start Data segment

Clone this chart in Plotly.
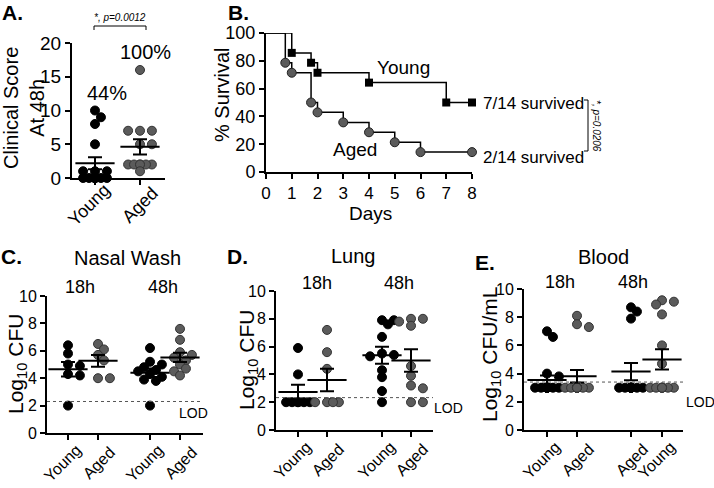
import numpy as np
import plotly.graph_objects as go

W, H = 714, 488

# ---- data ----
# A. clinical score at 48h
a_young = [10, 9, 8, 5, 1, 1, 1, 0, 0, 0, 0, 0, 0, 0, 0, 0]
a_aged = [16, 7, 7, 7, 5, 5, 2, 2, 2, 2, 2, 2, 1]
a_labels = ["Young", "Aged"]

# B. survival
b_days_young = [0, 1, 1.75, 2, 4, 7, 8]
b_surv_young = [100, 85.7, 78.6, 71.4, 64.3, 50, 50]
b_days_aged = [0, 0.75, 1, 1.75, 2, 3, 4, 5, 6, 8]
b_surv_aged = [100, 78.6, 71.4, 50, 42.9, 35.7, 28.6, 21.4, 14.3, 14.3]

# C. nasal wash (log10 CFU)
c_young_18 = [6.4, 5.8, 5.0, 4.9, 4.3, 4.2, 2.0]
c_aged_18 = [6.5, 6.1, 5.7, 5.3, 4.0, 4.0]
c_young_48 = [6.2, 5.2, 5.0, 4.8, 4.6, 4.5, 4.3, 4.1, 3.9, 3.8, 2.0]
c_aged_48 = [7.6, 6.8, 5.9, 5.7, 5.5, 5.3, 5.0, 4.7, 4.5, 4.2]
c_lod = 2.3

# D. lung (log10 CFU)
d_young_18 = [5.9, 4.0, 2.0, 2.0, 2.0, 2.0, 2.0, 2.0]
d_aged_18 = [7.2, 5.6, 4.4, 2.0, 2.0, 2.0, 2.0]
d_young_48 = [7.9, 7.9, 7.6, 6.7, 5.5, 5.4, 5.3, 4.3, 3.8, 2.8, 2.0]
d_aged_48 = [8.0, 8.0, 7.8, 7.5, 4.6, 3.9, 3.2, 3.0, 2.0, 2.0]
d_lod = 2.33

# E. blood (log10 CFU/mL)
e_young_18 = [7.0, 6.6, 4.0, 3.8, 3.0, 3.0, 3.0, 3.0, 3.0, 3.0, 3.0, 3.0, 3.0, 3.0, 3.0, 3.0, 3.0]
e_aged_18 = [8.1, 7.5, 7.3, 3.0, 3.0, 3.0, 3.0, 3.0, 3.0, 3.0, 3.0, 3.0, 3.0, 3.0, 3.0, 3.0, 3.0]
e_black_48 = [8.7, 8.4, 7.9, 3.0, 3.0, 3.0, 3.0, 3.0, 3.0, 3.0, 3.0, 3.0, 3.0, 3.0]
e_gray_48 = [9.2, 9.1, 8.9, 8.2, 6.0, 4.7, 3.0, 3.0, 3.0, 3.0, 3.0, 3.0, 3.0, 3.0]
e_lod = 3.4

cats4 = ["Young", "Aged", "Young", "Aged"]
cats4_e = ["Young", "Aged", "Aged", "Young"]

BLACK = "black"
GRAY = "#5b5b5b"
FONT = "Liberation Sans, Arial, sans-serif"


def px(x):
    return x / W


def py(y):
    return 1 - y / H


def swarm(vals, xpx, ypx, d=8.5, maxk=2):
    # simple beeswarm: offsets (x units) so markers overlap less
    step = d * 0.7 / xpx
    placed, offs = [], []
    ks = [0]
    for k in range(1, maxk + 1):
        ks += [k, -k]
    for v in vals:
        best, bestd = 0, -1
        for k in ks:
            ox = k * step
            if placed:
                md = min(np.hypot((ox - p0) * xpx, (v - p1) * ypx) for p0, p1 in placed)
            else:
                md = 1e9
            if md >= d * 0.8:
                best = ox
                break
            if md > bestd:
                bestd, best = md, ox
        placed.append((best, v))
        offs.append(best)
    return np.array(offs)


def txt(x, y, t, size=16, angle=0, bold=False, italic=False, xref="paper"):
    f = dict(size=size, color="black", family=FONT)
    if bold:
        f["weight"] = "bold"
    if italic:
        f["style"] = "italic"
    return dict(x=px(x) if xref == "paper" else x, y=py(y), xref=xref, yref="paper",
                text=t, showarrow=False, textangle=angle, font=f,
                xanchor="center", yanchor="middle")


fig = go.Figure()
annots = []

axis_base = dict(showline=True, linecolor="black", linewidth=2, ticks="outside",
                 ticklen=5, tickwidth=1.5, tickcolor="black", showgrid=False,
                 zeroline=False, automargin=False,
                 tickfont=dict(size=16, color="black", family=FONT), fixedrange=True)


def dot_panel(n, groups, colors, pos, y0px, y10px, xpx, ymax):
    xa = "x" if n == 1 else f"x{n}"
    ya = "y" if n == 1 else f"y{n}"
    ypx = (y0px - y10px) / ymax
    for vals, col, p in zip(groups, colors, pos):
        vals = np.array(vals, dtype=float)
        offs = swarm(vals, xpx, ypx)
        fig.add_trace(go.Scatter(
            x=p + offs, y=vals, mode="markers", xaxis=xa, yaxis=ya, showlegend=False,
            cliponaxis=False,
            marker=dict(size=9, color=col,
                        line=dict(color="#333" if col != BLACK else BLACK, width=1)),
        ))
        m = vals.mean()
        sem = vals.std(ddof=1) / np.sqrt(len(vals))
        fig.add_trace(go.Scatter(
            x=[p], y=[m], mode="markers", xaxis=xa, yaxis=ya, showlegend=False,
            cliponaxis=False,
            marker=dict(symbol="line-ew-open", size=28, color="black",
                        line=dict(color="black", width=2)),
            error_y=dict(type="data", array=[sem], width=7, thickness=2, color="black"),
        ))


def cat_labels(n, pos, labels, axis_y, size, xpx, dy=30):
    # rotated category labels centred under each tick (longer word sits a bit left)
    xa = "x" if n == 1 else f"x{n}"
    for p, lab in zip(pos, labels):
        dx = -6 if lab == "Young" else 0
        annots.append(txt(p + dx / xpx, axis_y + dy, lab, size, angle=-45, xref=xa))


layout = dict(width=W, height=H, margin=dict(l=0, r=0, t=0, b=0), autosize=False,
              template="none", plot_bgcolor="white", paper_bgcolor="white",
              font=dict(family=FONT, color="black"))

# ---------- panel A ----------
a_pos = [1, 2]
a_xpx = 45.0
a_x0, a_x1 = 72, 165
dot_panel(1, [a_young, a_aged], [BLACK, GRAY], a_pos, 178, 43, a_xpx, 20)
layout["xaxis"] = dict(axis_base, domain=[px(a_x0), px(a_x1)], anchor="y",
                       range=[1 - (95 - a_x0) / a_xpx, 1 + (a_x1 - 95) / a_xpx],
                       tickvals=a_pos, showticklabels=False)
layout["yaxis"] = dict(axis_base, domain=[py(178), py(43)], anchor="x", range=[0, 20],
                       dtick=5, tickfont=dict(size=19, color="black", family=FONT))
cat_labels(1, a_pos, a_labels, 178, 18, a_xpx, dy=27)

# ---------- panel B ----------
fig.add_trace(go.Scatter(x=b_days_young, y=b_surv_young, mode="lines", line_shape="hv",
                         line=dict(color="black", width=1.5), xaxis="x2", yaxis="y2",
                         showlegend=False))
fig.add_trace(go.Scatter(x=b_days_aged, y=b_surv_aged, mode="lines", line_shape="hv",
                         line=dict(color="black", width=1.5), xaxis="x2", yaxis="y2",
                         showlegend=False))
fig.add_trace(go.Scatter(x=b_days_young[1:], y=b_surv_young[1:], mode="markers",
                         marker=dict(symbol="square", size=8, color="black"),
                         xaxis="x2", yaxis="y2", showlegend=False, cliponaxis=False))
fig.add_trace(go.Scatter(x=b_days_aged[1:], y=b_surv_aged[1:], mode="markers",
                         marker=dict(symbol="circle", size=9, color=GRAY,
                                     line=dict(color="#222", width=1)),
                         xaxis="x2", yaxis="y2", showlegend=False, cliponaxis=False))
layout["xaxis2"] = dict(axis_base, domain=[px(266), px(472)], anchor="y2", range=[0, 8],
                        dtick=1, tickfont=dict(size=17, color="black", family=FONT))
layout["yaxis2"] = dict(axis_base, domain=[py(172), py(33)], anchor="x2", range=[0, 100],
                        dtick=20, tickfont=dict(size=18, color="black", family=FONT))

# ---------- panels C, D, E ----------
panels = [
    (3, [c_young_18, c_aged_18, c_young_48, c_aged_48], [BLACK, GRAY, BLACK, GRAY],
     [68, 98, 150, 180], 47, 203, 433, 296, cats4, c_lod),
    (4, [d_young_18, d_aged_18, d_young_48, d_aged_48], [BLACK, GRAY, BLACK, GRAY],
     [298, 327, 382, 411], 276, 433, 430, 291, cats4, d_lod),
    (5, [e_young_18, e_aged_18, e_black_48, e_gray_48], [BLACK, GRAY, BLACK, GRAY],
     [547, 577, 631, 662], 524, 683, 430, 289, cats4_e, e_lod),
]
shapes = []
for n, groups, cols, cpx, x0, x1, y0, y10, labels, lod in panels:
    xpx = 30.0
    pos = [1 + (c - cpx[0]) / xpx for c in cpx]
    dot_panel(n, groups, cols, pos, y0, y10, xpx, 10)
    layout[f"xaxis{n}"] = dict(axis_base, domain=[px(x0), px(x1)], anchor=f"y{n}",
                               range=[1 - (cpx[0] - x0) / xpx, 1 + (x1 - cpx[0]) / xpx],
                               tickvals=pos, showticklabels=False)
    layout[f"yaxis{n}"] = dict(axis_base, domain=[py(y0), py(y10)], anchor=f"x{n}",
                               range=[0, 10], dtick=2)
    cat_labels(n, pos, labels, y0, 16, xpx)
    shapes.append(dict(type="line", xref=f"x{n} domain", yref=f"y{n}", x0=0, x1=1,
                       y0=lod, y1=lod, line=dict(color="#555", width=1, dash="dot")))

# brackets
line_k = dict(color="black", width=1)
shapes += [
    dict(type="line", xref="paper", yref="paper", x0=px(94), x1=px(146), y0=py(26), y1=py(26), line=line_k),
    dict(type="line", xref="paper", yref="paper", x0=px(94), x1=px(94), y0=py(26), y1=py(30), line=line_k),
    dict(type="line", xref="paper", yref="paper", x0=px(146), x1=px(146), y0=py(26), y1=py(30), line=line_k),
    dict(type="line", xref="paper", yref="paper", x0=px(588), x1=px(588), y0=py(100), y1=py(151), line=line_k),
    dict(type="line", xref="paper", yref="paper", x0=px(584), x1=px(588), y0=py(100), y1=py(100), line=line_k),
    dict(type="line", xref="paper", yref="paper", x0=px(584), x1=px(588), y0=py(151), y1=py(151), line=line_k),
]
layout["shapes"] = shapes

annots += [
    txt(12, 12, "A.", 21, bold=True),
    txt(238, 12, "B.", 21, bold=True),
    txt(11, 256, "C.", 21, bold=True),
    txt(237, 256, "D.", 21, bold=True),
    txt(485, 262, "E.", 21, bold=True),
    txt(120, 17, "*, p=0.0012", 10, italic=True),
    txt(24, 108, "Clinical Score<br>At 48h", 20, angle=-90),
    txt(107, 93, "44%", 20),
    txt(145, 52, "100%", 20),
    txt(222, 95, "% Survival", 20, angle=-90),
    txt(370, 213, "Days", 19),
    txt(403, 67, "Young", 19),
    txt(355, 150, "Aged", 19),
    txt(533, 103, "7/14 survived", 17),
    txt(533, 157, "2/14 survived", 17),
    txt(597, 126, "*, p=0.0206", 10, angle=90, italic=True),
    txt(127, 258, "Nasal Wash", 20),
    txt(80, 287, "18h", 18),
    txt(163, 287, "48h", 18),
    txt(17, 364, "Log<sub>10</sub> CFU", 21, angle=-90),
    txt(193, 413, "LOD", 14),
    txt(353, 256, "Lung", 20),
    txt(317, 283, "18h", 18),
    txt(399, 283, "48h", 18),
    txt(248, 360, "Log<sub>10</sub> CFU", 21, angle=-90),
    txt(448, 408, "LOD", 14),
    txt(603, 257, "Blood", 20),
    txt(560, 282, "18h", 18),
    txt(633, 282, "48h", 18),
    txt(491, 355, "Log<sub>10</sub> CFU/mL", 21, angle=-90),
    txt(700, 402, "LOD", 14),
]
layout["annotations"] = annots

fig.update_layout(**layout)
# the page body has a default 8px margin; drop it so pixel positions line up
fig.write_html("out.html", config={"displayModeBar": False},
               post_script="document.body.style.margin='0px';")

end Data segment

What to work on :: Emit the lines of the material exactly, from its first line to the line containing "return 1 - y / H", inclusive; leave every picture out.

Output below ::
Clone this chart in Plotly.
import numpy as np
import plotly.graph_objects as go

W, H = 714, 488

# ---- data ----
# A. clinical score at 48h
a_young = [10, 9, 8, 5, 1, 1, 1, 0, 0, 0, 0, 0, 0, 0, 0, 0]
a_aged = [16, 7, 7, 7, 5, 5, 2, 2, 2, 2, 2, 2, 1]
a_labels = ["Young", "Aged"]

# B. survival
b_days_young = [0, 1, 1.75, 2, 4, 7, 8]
b_surv_young = [100, 85.7, 78.6, 71.4, 64.3, 50, 50]
b_days_aged = [0, 0.75, 1, 1.75, 2, 3, 4, 5, 6, 8]
b_surv_aged = [100, 78.6, 71.4, 50, 42.9, 35.7, 28.6, 21.4, 14.3, 14.3]

# C. nasal wash (log10 CFU)
c_young_18 = [6.4, 5.8, 5.0, 4.9, 4.3, 4.2, 2.0]
c_aged_18 = [6.5, 6.1, 5.7, 5.3, 4.0, 4.0]
c_young_48 = [6.2, 5.2, 5.0, 4.8, 4.6, 4.5, 4.3, 4.1, 3.9, 3.8, 2.0]
c_aged_48 = [7.6, 6.8, 5.9, 5.7, 5.5, 5.3, 5.0, 4.7, 4.5, 4.2]
c_lod = 2.3

# D. lung (log10 CFU)
d_young_18 = [5.9, 4.0, 2.0, 2.0, 2.0, 2.0, 2.0, 2.0]
d_aged_18 = [7.2, 5.6, 4.4, 2.0, 2.0, 2.0, 2.0]
d_young_48 = [7.9, 7.9, 7.6, 6.7, 5.5, 5.4, 5.3, 4.3, 3.8, 2.8, 2.0]
d_aged_48 = [8.0, 8.0, 7.8, 7.5, 4.6, 3.9, 3.2, 3.0, 2.0, 2.0]
d_lod = 2.33

# E. blood (log10 CFU/mL)
e_young_18 = [7.0, 6.6, 4.0, 3.8, 3.0, 3.0, 3.0, 3.0, 3.0, 3.0, 3.0, 3.0, 3.0, 3.0, 3.0, 3.0, 3.0]
e_aged_18 = [8.1, 7.5, 7.3, 3.0, 3.0, 3.0, 3.0, 3.0, 3.0, 3.0, 3.0, 3.0, 3.0, 3.0, 3.0, 3.0, 3.0]
e_black_48 = [8.7, 8.4, 7.9, 3.0, 3.0, 3.0, 3.0, 3.0, 3.0, 3.0, 3.0, 3.0, 3.0, 3.0]
e_gray_48 = [9.2, 9.1, 8.9, 8.2, 6.0, 4.7, 3.0, 3.0, 3.0, 3.0, 3.0, 3.0, 3.0, 3.0]
e_lod = 3.4

cats4 = ["Young", "Aged", "Young", "Aged"]
cats4_e = ["Young", "Aged", "Aged", "Young"]

BLACK = "black"
GRAY = "#5b5b5b"
FONT = "Liberation Sans, Arial, sans-serif"


def px(x):
    return x / W


def py(y):
    return 1 - y / H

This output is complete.